Lightness of Imagination: Although Tim Doyle’s untitled sculpture occupies most of the large, high-ceilinged space of INMO Gallery, it is remarkably light on its feet. Touching the floor at only three points, the L.A.-based artist’s unpainted abstraction has the presence of one of those helium-filled balloons that bob through the air as the Rose Bowl float to which it’s tethered parades down the street.

Part of this impression is due to the fact Doyle’s piece has been carved from big chunks of Styrofoam that have been glued together before being coated with a smooth layer of plaster. But most of his work’s evident lightness is indebted to the swooping curves, streamlined contours and bulbous protrusions that give it its playful profile.

Like a cloud in the sky, Doyle’s towering form invites viewers to use their imaginations to discover what they can see in it. From various points of view, his slippery sculpture resembles a cartoon tooth, a mutant red blood cell or the fin of a stout and swollen surfboard.

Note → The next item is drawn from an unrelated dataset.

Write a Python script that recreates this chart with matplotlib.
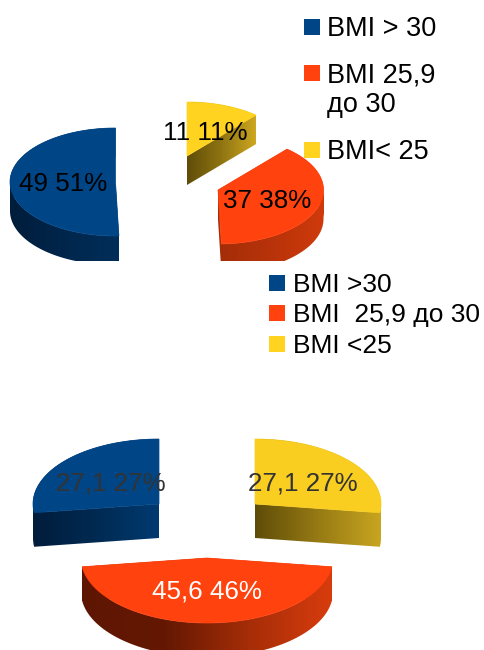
import matplotlib
matplotlib.use("Agg")
import matplotlib.pyplot as plt
import numpy as np
from matplotlib.colors import LinearSegmentedColormap
from matplotlib.patches import PathPatch, Polygon, Rectangle
from matplotlib.path import Path

plt.rcParams["font.family"] = ["Liberation Sans", "DejaVu Sans"]

W, H = 484, 650
SPLIT_Y = 261

# data
values_top = [49, 37, 11]
values_bottom = [27.1, 45.6, 27.1]
legend_top = ["BMI > 30", "BMI 25,9\nдо 30", "BMI< 25"]
legend_bottom = ["BMI >30", "BMI  25,9 до 30", "BMI <25"]

colors = ["#004586", "#ff420e", "#ffd320"]
yellow_bottom = "#f9ce20"


def fmt(v):
    return f"{v:g}".replace(".", ",")


def wedge_outline(cx, cy, rx, ry, a0, a1, n=120):
    """Top face of one slice, angles in degrees counter-clockwise from east."""
    t = np.radians(np.linspace(a0, a1, n))
    x = cx + rx * np.cos(t)
    y = cy - ry * np.sin(t)
    return np.r_[cx, x], np.r_[cy, y]


def side_path(x, y, depth):
    # the extruded rim, every quad wound the same way so the union fills solid
    verts, codes = [], []
    for i in range(len(x)):
        j = (i + 1) % len(x)
        quad = [(x[i], y[i]), (x[j], y[j]), (x[j], y[j] + depth), (x[i], y[i] + depth)]
        if x[j] < x[i]:
            quad = quad[::-1]
        verts += quad + [quad[0]]
        codes += [Path.MOVETO, Path.LINETO, Path.LINETO, Path.LINETO, Path.CLOSEPOLY]
    return Path(verts, codes)


def draw_slice(ax, x, y, depth, face, side_stops):
    cmap = LinearSegmentedColormap.from_list("side", side_stops)
    x0, x1 = x.min(), x.max()
    y0, y1 = y.min(), y.max() + depth
    im = ax.imshow(np.linspace(0, 1, 256)[None, :], cmap=cmap, extent=(x0, x1, y1, y0),
                   aspect="auto", interpolation="bilinear", zorder=2)
    clip = PathPatch(side_path(x, y, depth), transform=ax.transData)
    im.set_clip_path(clip)
    ax.add_patch(Polygon(np.c_[x, y], closed=True, facecolor=face, edgecolor=face,
                         linewidth=0.5, zorder=3))


def draw_pie(ax, values, apexes, rx, ry, depth, faces, sides):
    total = sum(values)
    start = 90.0
    for v, (cx, cy), face, stops in zip(values, apexes, faces, sides):
        sweep = 360.0 * v / total
        x, y = wedge_outline(cx, cy, rx, ry, start, start + sweep)
        draw_slice(ax, x, y, depth, face, stops)
        start += sweep


def draw_labels(ax, values, spots, text_colors):
    total = sum(values)
    for v, (x, y), c in zip(values, spots, text_colors):
        ax.text(x, y, f"{fmt(v)} {100 * v / total:.0f}%", ha="center", va="center",
                fontsize=18.7, color=c, zorder=5)


def draw_legend(ax, labels, rows, box_x, text_x, size):
    for label, base, c in zip(labels, rows, colors):
        ax.add_patch(Rectangle((box_x, base - 17), 16, 16, facecolor=c, edgecolor="none", zorder=4))
        first, *rest = label.split("\n")
        ax.text(text_x, base, first, fontsize=size, va="baseline", color="black", zorder=5)
        for k, line in enumerate(rest):
            ax.text(text_x, base + 30 * (k + 1), line, fontsize=size, va="baseline", color="black", zorder=5)


fig = plt.figure(figsize=(W / 100, H / 100), dpi=100, facecolor="white")

# the two charts are stacked, each one cut off by its own axes
ax_top = fig.add_axes([0, 1 - SPLIT_Y / H, 1, SPLIT_Y / H])
ax_bottom = fig.add_axes([0, 0, 1, 1 - SPLIT_Y / H])

draw_pie(
    ax_top, values_top,
    apexes=[(115.5, 182), (218, 190), (187, 156)],
    rx=105.5, ry=54, depth=29,
    faces=colors,
    sides=[["#001d3b", "#00264c", "#002e59"],
           ["#a32d08", "#b8330a", "#cf3a0c"],
           ["#5f4c08", "#8f7412", "#cda820"]],
)
draw_labels(ax_top, values_top, [(63, 184), (267, 201), (205, 133)], ["#000000"] * 3)
draw_legend(ax_top, legend_top, [36, 82, 159], 304, 327, 19.5)

draw_pie(
    ax_bottom, values_bottom,
    apexes=[(159, 504), (207, 558), (255, 504)],
    rx=126, ry=65, depth=34,
    faces=[colors[0], colors[1], yellow_bottom],
    sides=[["#001d3b", "#002a52", "#003a70"],
           ["#5e1602", "#641803", "#a52d08", "#d83c0d"],
           ["#5f4c08", "#967a14", "#c8a520"]],
)
draw_labels(ax_bottom, values_bottom, [(111, 484), (207, 592), (302.5, 484)],
            ["#333333", "#ffffff", "#333333"])
draw_legend(ax_bottom, legend_bottom, [292, 322, 353], 269, 293, 19)

# imshow resets the limits, so they are fixed once the slices are in
ax_top.set_xlim(0, W)
ax_top.set_ylim(SPLIT_Y, 0)
ax_bottom.set_xlim(0, W)
ax_bottom.set_ylim(H, SPLIT_Y)
for ax in (ax_top, ax_bottom):
    ax.axis("off")

fig.savefig("out.png", dpi=100)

However, none of these vague family resemblances adequately captures the oddness embodied by the artist’s idiosyncratic abstraction.

In the rear gallery, four similarly configured sculptures rest on a tabletop. Cast in bronze that has been polished to a fine sheen, these small works look like crosses between sculptures by Henry Moore and long, skinny balloons that have been twisted into the shapes of lumpy puppies. Like Doyle’s larger work, their struggle against gravity goes hand in glove with their capacity to set your imagination adrift.